Look at the data below and print exactly the lines from its first line through the line with "const yTicks = [-10, 0, 10, 20, 30]"; the pictures stay out of the copy.
○ ○ ○ ○
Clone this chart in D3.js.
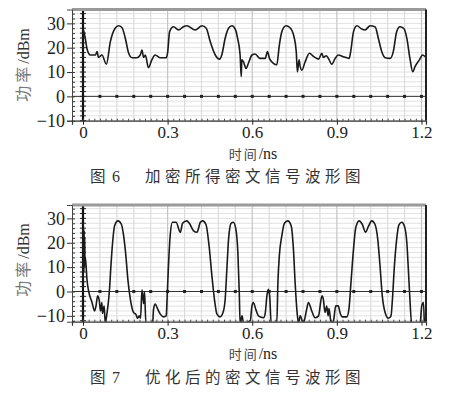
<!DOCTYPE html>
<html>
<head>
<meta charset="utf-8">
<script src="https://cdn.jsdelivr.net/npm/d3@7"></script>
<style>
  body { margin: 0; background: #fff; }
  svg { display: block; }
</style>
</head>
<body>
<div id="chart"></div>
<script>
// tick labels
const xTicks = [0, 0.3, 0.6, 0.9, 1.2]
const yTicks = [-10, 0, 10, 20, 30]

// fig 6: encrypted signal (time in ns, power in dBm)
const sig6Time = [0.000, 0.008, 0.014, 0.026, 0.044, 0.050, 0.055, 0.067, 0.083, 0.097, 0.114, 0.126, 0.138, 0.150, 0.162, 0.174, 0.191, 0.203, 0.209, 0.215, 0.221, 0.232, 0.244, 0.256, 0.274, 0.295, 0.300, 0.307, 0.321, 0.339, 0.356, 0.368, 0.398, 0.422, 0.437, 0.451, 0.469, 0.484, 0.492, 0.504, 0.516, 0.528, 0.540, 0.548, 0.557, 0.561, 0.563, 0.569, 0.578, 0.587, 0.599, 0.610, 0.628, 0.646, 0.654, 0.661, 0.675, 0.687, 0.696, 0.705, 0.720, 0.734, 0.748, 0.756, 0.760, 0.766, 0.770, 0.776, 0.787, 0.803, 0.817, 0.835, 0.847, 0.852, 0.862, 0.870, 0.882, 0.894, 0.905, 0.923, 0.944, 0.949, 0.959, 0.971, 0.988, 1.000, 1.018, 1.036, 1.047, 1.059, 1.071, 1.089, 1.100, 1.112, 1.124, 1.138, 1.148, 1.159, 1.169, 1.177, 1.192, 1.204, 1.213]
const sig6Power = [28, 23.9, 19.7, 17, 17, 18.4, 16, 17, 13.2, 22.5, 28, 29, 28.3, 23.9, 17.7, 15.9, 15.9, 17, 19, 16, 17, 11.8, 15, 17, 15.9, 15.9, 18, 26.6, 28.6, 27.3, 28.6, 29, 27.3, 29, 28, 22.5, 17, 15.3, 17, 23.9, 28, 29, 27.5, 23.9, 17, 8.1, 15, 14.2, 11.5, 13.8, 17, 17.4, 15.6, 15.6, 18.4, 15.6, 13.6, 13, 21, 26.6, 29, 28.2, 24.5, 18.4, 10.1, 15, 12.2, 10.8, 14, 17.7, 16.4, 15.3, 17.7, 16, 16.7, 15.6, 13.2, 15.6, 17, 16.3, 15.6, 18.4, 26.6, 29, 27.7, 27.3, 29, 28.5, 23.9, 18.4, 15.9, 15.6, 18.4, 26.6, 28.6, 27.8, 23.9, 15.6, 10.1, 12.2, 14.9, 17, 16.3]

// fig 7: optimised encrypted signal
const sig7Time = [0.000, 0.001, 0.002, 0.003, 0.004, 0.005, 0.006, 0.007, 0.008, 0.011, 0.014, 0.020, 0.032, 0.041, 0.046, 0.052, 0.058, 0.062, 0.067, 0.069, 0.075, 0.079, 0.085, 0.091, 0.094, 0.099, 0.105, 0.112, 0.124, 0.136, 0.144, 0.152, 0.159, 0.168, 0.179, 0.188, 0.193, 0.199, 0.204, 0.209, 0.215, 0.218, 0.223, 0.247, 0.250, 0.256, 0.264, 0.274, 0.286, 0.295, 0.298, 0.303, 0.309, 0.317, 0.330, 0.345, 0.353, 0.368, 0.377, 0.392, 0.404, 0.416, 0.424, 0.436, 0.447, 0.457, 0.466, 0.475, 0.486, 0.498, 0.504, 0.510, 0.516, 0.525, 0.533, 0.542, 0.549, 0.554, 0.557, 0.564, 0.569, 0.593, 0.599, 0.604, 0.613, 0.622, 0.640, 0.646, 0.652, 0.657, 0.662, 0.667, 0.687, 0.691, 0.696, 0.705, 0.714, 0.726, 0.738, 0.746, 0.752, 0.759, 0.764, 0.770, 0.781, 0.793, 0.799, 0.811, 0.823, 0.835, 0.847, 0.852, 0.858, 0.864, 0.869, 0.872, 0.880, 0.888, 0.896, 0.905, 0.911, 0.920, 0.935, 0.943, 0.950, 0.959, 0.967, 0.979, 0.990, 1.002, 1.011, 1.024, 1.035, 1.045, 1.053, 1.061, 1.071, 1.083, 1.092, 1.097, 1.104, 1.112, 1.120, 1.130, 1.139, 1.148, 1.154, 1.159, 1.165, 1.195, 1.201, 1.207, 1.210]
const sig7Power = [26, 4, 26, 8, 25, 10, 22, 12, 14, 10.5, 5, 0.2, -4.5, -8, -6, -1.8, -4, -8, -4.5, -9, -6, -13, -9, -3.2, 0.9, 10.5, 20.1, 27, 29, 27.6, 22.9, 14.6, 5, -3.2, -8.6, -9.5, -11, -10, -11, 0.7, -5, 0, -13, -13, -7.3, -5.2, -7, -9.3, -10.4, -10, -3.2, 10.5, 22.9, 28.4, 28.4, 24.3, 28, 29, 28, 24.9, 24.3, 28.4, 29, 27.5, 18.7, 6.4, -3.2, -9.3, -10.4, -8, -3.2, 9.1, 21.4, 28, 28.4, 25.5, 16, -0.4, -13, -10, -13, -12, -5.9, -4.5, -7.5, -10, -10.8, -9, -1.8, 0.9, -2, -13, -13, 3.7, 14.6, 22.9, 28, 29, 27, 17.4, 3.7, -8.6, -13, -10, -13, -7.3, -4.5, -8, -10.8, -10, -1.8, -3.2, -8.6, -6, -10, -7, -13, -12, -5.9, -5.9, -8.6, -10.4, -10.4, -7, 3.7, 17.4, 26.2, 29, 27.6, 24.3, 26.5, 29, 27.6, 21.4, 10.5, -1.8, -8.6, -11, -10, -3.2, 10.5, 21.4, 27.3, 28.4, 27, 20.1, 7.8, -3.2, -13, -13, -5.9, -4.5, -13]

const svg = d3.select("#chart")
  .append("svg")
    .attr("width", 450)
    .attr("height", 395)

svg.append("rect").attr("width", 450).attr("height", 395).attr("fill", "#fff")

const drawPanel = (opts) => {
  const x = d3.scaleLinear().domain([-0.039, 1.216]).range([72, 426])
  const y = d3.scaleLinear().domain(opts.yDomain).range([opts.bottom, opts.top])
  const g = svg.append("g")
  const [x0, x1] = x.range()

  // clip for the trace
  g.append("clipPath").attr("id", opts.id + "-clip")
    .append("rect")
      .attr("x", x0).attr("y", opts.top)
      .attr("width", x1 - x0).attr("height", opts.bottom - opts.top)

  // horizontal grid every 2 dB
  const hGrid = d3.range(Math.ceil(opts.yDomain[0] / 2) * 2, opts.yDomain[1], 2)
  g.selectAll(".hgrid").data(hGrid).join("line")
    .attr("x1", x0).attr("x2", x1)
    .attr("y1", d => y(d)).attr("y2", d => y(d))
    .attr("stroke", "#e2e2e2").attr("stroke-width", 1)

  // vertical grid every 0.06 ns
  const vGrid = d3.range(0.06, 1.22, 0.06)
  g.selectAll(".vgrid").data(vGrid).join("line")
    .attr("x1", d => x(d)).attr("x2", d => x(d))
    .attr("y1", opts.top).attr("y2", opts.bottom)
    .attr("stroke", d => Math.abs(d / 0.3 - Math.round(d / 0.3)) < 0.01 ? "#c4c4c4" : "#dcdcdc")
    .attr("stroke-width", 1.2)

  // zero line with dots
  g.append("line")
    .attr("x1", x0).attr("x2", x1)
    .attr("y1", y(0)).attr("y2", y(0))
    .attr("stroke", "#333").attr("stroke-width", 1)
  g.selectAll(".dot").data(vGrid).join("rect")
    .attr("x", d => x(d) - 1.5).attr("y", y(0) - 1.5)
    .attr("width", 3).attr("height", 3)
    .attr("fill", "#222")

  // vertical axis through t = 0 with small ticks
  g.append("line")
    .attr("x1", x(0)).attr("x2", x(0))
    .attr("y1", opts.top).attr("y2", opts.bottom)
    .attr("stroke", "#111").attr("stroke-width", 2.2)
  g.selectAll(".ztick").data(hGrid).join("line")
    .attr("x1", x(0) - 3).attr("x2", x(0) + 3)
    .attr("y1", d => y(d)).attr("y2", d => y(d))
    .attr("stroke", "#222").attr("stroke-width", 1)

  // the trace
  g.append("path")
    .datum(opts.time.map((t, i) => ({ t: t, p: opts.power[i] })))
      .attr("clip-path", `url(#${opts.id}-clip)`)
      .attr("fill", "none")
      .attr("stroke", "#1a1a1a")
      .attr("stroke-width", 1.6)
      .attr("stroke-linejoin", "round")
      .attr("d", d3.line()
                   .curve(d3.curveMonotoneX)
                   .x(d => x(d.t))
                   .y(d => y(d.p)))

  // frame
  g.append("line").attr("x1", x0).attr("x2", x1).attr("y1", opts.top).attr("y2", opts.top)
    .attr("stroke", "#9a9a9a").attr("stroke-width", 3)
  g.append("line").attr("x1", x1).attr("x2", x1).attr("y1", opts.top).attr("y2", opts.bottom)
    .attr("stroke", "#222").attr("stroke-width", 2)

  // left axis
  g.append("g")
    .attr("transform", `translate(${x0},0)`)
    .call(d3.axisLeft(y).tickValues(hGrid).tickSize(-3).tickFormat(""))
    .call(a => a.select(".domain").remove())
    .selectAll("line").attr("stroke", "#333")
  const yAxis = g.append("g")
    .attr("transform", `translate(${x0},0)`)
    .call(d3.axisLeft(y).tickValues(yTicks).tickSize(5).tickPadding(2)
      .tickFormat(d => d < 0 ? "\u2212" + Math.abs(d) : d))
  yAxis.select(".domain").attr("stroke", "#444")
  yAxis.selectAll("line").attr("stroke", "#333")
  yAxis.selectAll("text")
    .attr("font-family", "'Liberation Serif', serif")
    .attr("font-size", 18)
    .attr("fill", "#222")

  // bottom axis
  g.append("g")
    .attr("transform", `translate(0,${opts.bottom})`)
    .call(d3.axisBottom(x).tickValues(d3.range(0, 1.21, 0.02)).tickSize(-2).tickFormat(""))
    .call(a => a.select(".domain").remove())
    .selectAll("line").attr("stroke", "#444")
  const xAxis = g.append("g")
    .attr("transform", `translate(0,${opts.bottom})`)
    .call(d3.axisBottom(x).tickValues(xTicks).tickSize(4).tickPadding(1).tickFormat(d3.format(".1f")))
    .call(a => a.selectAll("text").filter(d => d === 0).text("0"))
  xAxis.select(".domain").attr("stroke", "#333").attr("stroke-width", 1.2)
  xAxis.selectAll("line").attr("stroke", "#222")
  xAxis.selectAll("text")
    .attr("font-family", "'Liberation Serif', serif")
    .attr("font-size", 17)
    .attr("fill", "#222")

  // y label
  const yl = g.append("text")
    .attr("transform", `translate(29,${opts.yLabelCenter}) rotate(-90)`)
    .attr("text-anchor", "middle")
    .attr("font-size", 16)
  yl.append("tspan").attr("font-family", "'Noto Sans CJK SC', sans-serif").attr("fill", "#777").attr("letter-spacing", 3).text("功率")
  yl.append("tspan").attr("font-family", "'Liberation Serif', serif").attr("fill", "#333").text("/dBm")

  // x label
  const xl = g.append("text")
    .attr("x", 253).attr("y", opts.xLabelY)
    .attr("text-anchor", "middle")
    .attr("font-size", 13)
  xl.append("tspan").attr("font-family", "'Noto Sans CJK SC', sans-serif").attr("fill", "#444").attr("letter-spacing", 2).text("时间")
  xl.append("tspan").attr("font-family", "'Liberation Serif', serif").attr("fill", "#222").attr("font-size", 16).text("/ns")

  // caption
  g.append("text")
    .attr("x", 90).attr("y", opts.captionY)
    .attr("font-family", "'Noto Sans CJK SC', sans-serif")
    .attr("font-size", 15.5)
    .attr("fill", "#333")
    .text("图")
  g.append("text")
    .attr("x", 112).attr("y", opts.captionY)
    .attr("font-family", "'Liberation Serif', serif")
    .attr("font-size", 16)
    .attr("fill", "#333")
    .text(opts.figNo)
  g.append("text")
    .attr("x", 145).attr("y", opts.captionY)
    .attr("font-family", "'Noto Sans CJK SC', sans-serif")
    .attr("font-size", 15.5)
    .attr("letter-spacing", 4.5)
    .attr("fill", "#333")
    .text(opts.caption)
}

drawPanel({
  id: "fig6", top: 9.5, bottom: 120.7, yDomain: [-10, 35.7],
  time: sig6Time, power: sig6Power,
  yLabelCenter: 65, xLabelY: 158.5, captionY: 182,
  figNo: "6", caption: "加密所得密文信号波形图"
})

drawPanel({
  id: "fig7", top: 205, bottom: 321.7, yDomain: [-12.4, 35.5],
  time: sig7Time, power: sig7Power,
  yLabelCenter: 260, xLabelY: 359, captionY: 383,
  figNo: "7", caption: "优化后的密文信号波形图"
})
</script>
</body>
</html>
○ ○ ○ ○
**ANSWER FOR THE TASK**
Clone this chart in D3.js.
<!DOCTYPE html>
<html>
<head>
<meta charset="utf-8">
<script src="https://cdn.jsdelivr.net/npm/d3@7"></script>
<style>
  body { margin: 0; background: #fff; }
  svg { display: block; }
</style>
</head>
<body>
<div id="chart"></div>
<script>
// tick labels
const xTicks = [0, 0.3, 0.6, 0.9, 1.2]
const yTicks = [-10, 0, 10, 20, 30]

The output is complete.